Some aquarists might find this plant to be fairly attractive and wish to keep a small mat in their display tank for ornamental purposes. This is usually fine, as Chaetomorpha is pretty easy to control, though it will be ignored by most herbivores. There are reports out there of tangs slurping up individual filaments like spaghetti, but the plant is overall rather resistant (i.e. tough to rip and chew) to herbivores. There is one notable, and interesting, exception to this, however. The sea slug Ercolania fuscata is specialized to feed on Chaetomorpha and Cladophora; using its radula, it penetrates the cell walls of individual filaments and extracts their fluid contents. Filaments break apart where cells have been thusly drained. Where grazing by these slugs is intense, extensive filament breakage can lead to the loss of large chunks from the mass. While this type of disturbance can certainly break up a well-established turf, it might also aid in the dispersal of the algae to new areas.
Many marine aquarists have declared Chaetomorpha to be the best choice of macroalgae for the refugium. Among the most commonly used species of chaeto are C. linum, C. spiralis and C. crassa. These species all have the same basic appearance and serve the same general purposes in aquaria. This prolific seaweed is known to grow quickly and sequester substantial amounts of nutrients. So long as its light source is reasonably intense (just about bright enough to grow most corals), it is quite simple to cultivate. It generally does not require any supplementation of nutrients or trace elements. The matted structure of the masses it forms very effectively traps particulate organic matter from the water column. If copepods and amphipods are present in the aquarium system, the chaeto turf will be like a magnet to them. As pods concentrate in the algal mass, they swiftly consume any organic matter that may have accumulated there.

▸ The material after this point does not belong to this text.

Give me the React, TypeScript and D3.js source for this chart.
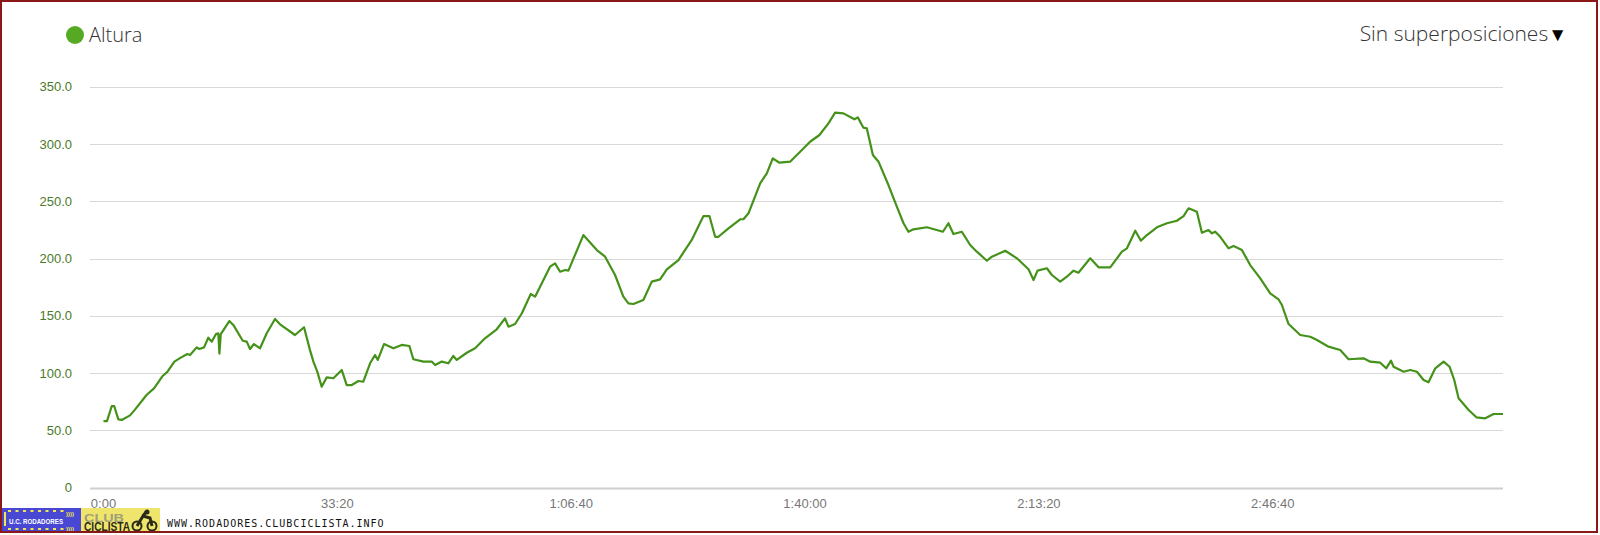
import React from "react";
import * as d3 from "d3";

const timeSec = [0,30,70,92,127,156,227,269,370,432,506,546,606,654,717,740,797,819,860,896,926,962,982,991,1003,1076,1110,1191,1225,1253,1287,1339,1396,1467,1510,1638,1715,1766,1795,1829,1866,1909,1966,2038,2080,2123,2180,2222,2280,2322,2346,2399,2479,2551,2616,2650,2736,2807,2836,2893,2949,2992,3021,3107,3178,3263,3363,3434,3463,3520,3577,3654,3691,3819,3862,3905,3948,3976,4104,4219,4290,4375,4446,4489,4532,4617,4689,4760,4818,4917,5031,5131,5182,5231,5259,5345,5445,5473,5516,5616,5673,5724,5781,5872,5958,6043,6123,6200,6257,6328,6422,6451,6499,6528,6580,6628,6713,6785,6842,6884,6927,7042,7179,7226,7269,7341,7412,7469,7555,7598,7712,7812,7911,7954,7988,8068,8111,8182,8239,8296,8338,8439,8510,8610,8667,8710,8753,8824,8872,8924,9009,9095,9180,9237,9280,9351,9394,9450,9480,9508,9551,9622,9665,9736,9807,9893,9978,10049,10078,10135,10235,10321,10378,10477,10577,10648,10776,10834,10919,10970,11011,11033,11119,11176,11233,11290,11332,11390,11461,11512,11552,11589,11675,11741,11817,11889,11969];

const altitude = [58,58,71,71,59.5,59,63,68,81,86.6,97.4,101,110,113,116.6,115.7,122.4,121,122.4,130.8,127.4,134,134.7,117,134,145.4,142,128.2,127.4,121,125.3,121.6,134.7,147.2,142.5,133.2,140,120,110,101,88,96.2,95.4,102.6,89.5,89.5,93,92.4,108.5,115.7,111.4,125.3,121.6,124.5,123.6,112,110,110,107,110,108.5,114.9,111.4,117.7,121.6,130.3,138.2,147.8,140.5,142.8,152,169,166.7,192.9,195.8,188.5,190,189.4,220.5,207.4,201.6,185.6,166.7,160.9,160.3,163.8,179.8,181.8,190.6,198.7,216.2,237.1,237.1,219,219,226.4,234.3,234.3,239.5,265.7,274.4,287.5,283.7,284.6,293.3,302,307.9,318.1,327.4,326.8,321.6,323.3,314.3,313.7,290.4,284.6,264.2,245.3,230.8,223.4,225.5,227.3,223.4,230.8,221.4,223.4,211.8,206,198.1,201.6,206.8,200.2,190.6,181.2,189.4,191.5,185.6,179.8,184.1,189.4,187.6,200.2,192.3,192.3,200.2,206,208.9,224.3,215.6,220.5,227.3,230.8,233,237.1,243.9,240.9,222.6,224.9,222,223.4,219,208.9,210.9,207.4,194.3,182.7,169.6,164.4,159.4,142.8,133.2,131.7,128.8,123,120.1,112,112.8,109.9,109,104.1,110.8,105.5,101.1,102.6,101.1,93.9,91.9,104.1,109.9,105.5,93.9,77.9,67.7,61.3,60.4,64.2,64.2];

const yTicks = [0, 50, 100, 150, 200, 250, 300, 350];
const xTicks = [0, 2000, 4000, 6000, 8000, 10000];
const seriesName = "Altura";
const overlayLabel = "Sin superposiciones";
const footerUrl = "WWW.RODADORES.CLUBCICLISTA.INFO";

const W = 1600;
const H = 535;
const gridLeft = 90;
const gridRight = 1503;
const lineLeft = 103.5;

function fmtTime(s: number) {
  const h = Math.floor(s / 3600);
  const m = Math.floor((s % 3600) / 60);
  const sec = Math.round(s % 60);
  const p = (n: number) => String(n).padStart(2, "0");
  return h > 0 ? `${h}:${p(m)}:${p(sec)}` : `${m}:${p(sec)}`;
}

export default function App() {
  const x = d3.scaleLinear().domain([0, 11969]).range([lineLeft, gridRight]);
  const y = d3.scaleLinear().domain([0, 350]).range([487.5, 86.8]);
  const data = timeSec.map((t, i) => [t, altitude[i]] as [number, number]);
  const line = d3
    .line<[number, number]>()
    .x((d) => x(d[0]))
    .y((d) => y(d[1]));

  return (
    <svg
      width={W}
      height={H}
      style={{ position: "absolute", left: 0, top: 0, background: "#fff" }}
    >
      <rect x={0} y={0} width={W} height={H} fill="#fff" />
      {yTicks.map((v) => (
        <g key={v}>
          <line
            x1={gridLeft}
            x2={gridRight}
            y1={Math.round(y(v)) + 0.5}
            y2={Math.round(y(v)) + 0.5}
            stroke={v === 0 ? "#cfcfcf" : "#d9d9d9"}
            strokeWidth={v === 0 ? 2 : 1}
          />
          <text
            x={72}
            y={y(v)}
            dy="0.35em"
            textAnchor="end"
            fontFamily="Arial, 'Liberation Sans', sans-serif"
            fontSize={13}
            fill="#4a7a2a"
          >
            {v === 0 ? "0" : v.toFixed(1)}
          </text>
        </g>
      ))}
      {xTicks.map((t) => (
        <text
          key={t}
          x={x(t)}
          y={508}
          textAnchor="middle"
          fontFamily="Arial, 'Liberation Sans', sans-serif"
          fontSize={13}
          fill="#777"
        >
          {fmtTime(t)}
        </text>
      ))}
      <path
        d={line(data) || ""}
        fill="none"
        stroke="#45921a"
        strokeWidth={2.2}
        strokeLinejoin="round"
      />
      {/* legend */}
      <circle cx={75} cy={35} r={9} fill="#55a923" />
      <text
        x={89}
        y={42}
        fontFamily="'Open Sans', sans-serif"
        fontWeight={300}
        fontSize={20}
        fill="#333"
      >
        {seriesName}
      </text>
      <text
        x={1567}
        y={41}
        textAnchor="end"
        fontFamily="'Open Sans', sans-serif"
        fontWeight={300}
        fontSize={21}
        fill="#333"
      >
        {overlayLabel}
        <tspan fill="#000" fontFamily="'DejaVu Sans', sans-serif" fontSize={19}>▼</tspan>
      </text>
      {/* footer logo */}
      <rect x={2} y={508} width={79} height={24} fill="#4848d4" />
      {d3.range(8).map((i) => (
        <rect key={"t" + i} x={8 + i * 7.5} y={510} width={3} height={2} fill="#f2e64a" />
      ))}
      {d3.range(8).map((i) => (
        <rect key={"b" + i} x={8 + i * 7.5} y={528} width={3} height={2} fill="#f2e64a" />
      ))}
      <rect x={4} y={512} width={2} height={14} fill="#f2e64a" />
      <text x={66} y={516} fontFamily="Arial" fontWeight={700} fontSize={6} fill="#f2e64a">))))</text>
      <text x={66} y={531} fontFamily="Arial" fontWeight={700} fontSize={6} fill="#f2e64a">))))</text>
      <text
        x={9}
        y={524}
        fontFamily="'Liberation Sans Narrow', 'Arial Narrow', Arial"
        fontWeight={700}
        fontSize={8}
        fill="#fff"
        textLength={54}
        lengthAdjust="spacingAndGlyphs"
      >
        U.C. RODADORES
      </text>
      <rect x={81} y={508} width={79} height={24} fill="#efe56c" />
      <text
        x={84}
        y={522}
        fontFamily="Arial"
        fontWeight={700}
        fontSize={11}
        fill="#a09f78"
        textLength={40}
        lengthAdjust="spacingAndGlyphs"
      >
        CLUB
      </text>
      <text
        x={84}
        y={531}
        fontFamily="Arial"
        fontWeight={700}
        fontSize={12}
        fill="#2a2a1a"
        textLength={46}
        lengthAdjust="spacingAndGlyphs"
      >
        CICLISTA
      </text>
      <circle cx={137} cy={526} r={4.5} fill="none" stroke="#2a2a1a" strokeWidth={2} />
      <circle cx={152} cy={526} r={4.5} fill="none" stroke="#2a2a1a" strokeWidth={2} />
      <path d="M137 526 L143 516 L150 518 L152 526 M143 516 L146 512" stroke="#2a2a1a" strokeWidth={3} fill="none" />
      <circle cx={147} cy={512} r={2.5} fill="#2a2a1a" />
      <text
        x={167}
        y={527}
        fontFamily="'DejaVu Sans Mono', monospace"
        fontSize={10}
        letterSpacing={1}
        fill="#111"
      >
        {footerUrl}
      </text>
      {/* frame */}
      <rect x={1} y={1} width={1596} height={531} fill="none" stroke="#8a1818" strokeWidth={2} />
    </svg>
  );
}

Nutrients that have been absorbed and assimilated by the plant are only truly removed from the system when portions of the mat are removed. Thus, just as the mass begins to grow into the last open spaces of the refugium, a section (perhaps a quarter of the total mass) should be harvested. This ensures continuous growth, which ensures continuous nutrient sequestration (overgrown, dying plant masses just dump these nutrients right back into the aquarium water). As it photosynthesizes, the algae will consume carbon dioxide. This results in increased pH values, which contributes to stony coral growth. Thus, it has been recommended that those using reactor-style algae scrubbers (where chaeto is especially popular) plumb the unit right after calcium reactors as to capture and take up any excess carbon dioxide that they release.

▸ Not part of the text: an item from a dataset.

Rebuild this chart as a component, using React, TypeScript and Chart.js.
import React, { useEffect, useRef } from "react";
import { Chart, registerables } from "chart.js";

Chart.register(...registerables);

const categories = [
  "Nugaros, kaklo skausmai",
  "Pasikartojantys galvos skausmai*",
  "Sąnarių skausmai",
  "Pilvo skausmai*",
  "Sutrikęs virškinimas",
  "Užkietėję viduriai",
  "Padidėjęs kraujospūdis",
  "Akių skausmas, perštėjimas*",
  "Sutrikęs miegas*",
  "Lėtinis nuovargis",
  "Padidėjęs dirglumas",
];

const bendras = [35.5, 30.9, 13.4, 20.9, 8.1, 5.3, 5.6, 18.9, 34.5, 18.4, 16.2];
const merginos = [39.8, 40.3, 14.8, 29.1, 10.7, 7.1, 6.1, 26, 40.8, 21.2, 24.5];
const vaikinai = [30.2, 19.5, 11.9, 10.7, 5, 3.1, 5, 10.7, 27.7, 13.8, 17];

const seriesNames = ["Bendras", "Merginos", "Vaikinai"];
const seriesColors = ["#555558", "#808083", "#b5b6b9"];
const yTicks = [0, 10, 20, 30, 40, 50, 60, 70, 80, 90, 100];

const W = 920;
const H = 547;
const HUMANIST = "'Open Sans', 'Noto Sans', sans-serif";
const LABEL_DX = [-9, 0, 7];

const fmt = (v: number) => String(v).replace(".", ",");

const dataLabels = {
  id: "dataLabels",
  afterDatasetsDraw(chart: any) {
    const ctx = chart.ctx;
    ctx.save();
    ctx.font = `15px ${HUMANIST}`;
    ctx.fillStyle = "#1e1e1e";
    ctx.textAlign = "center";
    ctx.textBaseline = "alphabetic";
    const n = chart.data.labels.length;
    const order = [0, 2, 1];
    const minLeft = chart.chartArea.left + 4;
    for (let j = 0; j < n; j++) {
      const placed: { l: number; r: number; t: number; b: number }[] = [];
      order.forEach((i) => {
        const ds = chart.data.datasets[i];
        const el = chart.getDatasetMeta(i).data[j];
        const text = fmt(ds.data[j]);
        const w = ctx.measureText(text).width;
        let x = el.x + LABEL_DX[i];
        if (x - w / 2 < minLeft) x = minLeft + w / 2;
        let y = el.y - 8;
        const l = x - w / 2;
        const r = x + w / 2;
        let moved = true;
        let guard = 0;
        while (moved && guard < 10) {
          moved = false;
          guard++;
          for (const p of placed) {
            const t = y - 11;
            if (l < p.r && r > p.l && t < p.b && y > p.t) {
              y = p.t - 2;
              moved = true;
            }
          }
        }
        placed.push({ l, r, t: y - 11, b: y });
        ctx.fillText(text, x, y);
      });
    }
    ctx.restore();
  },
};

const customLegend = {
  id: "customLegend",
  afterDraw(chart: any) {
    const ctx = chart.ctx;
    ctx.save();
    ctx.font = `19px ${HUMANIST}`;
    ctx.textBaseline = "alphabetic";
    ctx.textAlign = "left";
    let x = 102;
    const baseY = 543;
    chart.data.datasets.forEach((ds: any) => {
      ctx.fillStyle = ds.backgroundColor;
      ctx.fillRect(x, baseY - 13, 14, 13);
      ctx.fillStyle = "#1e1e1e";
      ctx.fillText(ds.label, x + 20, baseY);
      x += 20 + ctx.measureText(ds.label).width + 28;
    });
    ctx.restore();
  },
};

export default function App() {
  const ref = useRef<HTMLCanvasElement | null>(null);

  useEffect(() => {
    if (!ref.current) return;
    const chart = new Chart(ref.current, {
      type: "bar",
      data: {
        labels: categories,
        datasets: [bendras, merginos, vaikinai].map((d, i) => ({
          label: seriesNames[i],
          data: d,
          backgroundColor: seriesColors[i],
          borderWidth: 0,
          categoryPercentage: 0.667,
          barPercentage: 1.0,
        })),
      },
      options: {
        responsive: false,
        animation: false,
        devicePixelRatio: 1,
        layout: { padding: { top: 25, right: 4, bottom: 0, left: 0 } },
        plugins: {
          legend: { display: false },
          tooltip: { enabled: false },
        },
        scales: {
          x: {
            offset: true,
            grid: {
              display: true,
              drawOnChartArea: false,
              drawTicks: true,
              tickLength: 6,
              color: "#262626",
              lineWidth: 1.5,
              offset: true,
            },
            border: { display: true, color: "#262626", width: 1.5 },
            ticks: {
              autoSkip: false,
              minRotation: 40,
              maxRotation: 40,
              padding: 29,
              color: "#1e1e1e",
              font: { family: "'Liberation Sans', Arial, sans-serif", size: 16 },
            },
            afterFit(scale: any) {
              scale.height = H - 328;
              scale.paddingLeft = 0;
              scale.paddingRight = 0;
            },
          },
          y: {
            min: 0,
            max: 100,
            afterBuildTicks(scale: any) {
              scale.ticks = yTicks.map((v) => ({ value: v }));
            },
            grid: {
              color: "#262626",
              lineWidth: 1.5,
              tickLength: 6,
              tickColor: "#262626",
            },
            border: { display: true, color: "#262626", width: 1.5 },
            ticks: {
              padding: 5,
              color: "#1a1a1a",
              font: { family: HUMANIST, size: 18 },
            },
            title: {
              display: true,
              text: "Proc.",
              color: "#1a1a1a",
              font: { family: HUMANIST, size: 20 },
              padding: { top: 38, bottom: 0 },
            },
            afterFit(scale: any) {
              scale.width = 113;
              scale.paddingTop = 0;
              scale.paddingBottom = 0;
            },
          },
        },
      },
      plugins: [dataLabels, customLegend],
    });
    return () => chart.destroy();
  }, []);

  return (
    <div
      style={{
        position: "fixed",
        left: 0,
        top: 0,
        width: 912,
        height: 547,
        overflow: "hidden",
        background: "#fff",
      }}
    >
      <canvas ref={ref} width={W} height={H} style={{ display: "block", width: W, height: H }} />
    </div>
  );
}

While other, new types of marine plants might yet become popular, it will be hard to find a macroalgae that is better suited to the refugium than Chaetomorpha. In addition to being resilient and undemanding, it is simple to harvest. It does not leach harmful substances into the water. And, it creates a highly favorable living space for benthic pods. Really, just about any marine aquarium can benefit from the addition of this unique macroalgae.
 Dawson, Yale E. Marine Botany: An Introduction. New York, NY: Holt, Rinehart and Winston, Inc., 1966.
 Dring, M.J. The Biology of Marine Plants. Cambridge, U.K.: Cambridge University Press, 1992.
 Delbeek, J. Charles and Julian Sprung. The Reef Aquarium: Science, Art, and Technology. Coconut Grove, FL: Ricordea Publishing, 2005.